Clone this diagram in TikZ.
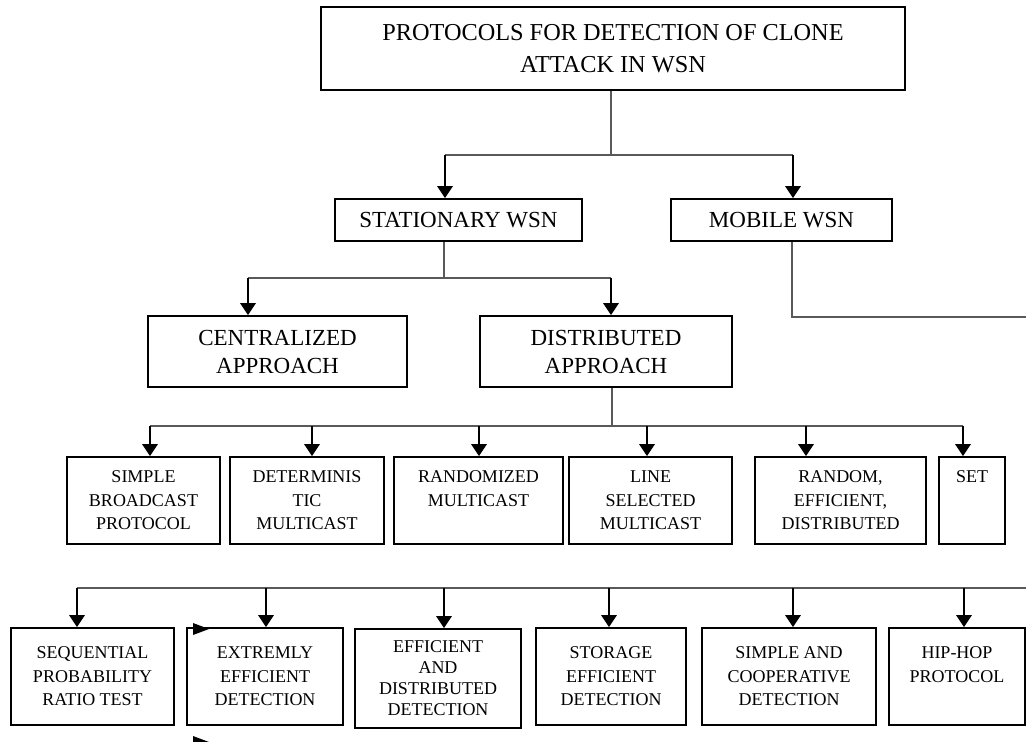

---

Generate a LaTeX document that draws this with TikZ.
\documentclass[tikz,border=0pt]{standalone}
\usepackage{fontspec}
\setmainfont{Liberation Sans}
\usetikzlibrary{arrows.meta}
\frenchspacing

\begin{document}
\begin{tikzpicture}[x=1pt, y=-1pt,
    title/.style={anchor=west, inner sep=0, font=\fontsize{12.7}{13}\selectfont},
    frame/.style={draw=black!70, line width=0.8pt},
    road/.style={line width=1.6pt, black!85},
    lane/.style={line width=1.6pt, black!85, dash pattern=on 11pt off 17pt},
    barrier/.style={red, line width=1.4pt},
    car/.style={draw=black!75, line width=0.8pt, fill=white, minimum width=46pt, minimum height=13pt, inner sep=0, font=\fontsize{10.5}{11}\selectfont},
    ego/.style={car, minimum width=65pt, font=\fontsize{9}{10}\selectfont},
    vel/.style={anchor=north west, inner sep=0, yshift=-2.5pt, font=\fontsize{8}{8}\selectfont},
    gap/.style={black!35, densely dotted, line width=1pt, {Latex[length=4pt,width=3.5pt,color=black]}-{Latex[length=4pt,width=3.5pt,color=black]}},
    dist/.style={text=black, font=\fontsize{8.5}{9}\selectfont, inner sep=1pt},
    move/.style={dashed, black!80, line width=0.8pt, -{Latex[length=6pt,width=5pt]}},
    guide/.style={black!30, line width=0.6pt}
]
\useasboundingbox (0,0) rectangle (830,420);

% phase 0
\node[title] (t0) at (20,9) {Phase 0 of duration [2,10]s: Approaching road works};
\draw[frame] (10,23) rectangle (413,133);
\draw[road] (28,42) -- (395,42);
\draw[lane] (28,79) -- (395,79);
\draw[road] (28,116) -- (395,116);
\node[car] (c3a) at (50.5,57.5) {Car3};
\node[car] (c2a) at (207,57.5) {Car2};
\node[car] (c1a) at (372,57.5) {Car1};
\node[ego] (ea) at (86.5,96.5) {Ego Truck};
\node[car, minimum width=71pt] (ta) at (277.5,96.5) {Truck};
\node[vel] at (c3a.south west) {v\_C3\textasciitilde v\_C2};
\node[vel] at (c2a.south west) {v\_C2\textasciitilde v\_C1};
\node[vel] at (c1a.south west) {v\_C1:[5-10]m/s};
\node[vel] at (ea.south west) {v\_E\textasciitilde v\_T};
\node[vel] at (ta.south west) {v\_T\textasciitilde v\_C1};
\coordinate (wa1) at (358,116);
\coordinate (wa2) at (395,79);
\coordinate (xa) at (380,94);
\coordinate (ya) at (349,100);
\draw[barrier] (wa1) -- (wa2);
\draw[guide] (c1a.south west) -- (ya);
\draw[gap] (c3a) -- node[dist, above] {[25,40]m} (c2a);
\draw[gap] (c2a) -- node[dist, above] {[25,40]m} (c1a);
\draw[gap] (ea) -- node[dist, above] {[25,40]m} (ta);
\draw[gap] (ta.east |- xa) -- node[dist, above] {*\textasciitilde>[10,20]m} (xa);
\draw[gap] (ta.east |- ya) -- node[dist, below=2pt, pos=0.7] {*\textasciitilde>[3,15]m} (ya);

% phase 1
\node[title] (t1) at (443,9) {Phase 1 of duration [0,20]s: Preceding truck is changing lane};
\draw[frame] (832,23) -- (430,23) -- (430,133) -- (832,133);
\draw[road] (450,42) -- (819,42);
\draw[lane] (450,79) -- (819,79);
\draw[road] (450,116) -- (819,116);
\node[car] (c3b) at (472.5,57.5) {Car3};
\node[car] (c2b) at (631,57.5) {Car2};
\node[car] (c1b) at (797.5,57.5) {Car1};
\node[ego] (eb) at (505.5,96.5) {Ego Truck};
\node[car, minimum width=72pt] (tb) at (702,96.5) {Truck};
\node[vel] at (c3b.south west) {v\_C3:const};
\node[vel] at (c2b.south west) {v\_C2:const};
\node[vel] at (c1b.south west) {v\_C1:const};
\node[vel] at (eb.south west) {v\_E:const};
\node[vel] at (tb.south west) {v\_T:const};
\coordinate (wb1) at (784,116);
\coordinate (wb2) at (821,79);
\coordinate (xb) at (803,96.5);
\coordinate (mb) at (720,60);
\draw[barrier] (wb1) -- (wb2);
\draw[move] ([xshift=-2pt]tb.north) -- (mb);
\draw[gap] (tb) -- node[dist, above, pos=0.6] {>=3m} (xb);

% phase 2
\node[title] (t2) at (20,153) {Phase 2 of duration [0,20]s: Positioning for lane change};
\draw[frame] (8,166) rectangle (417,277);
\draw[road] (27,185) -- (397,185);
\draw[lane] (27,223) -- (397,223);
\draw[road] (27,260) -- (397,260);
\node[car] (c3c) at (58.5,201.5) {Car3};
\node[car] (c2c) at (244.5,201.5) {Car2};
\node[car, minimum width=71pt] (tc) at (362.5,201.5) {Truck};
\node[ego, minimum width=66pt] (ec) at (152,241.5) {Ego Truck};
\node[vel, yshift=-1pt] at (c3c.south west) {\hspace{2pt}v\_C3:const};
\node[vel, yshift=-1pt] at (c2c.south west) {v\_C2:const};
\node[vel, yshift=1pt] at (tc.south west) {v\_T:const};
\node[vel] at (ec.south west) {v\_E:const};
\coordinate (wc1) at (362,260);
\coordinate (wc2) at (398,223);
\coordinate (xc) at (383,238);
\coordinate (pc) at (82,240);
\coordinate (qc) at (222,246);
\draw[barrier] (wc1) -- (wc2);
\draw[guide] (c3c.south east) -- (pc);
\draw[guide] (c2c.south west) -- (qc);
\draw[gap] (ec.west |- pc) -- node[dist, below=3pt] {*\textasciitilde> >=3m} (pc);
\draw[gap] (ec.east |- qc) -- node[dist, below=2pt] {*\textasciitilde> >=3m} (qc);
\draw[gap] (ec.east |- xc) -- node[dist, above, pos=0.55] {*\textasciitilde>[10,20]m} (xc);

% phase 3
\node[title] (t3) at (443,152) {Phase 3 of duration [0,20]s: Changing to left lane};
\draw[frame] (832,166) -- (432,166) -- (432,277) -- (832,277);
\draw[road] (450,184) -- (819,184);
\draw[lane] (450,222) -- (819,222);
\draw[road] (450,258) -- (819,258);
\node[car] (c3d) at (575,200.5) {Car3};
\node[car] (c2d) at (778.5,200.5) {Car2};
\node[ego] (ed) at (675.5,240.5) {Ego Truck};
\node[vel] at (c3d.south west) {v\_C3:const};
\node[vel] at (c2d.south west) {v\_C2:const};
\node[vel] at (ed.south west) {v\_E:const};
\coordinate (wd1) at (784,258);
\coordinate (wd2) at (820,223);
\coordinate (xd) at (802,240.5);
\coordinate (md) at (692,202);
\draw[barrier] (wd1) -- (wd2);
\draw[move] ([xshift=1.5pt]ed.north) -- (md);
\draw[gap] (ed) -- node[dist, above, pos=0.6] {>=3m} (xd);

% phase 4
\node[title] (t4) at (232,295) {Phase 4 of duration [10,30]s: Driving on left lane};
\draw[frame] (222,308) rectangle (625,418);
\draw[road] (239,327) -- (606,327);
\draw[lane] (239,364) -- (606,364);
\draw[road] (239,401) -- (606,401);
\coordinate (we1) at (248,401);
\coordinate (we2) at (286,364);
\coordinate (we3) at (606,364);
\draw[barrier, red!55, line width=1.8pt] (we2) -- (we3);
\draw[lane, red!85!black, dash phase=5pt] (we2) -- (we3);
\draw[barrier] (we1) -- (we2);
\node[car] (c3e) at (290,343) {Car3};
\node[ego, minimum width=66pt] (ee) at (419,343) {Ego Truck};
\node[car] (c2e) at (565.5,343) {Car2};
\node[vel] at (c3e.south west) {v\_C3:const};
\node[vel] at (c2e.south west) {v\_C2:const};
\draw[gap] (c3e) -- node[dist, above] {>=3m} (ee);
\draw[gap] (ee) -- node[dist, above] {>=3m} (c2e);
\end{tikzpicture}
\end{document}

» **Given problem**: Copy each line above that contains the string "this".

» **Task answer**:
Clone this diagram in TikZ.
Generate a LaTeX document that draws this with TikZ.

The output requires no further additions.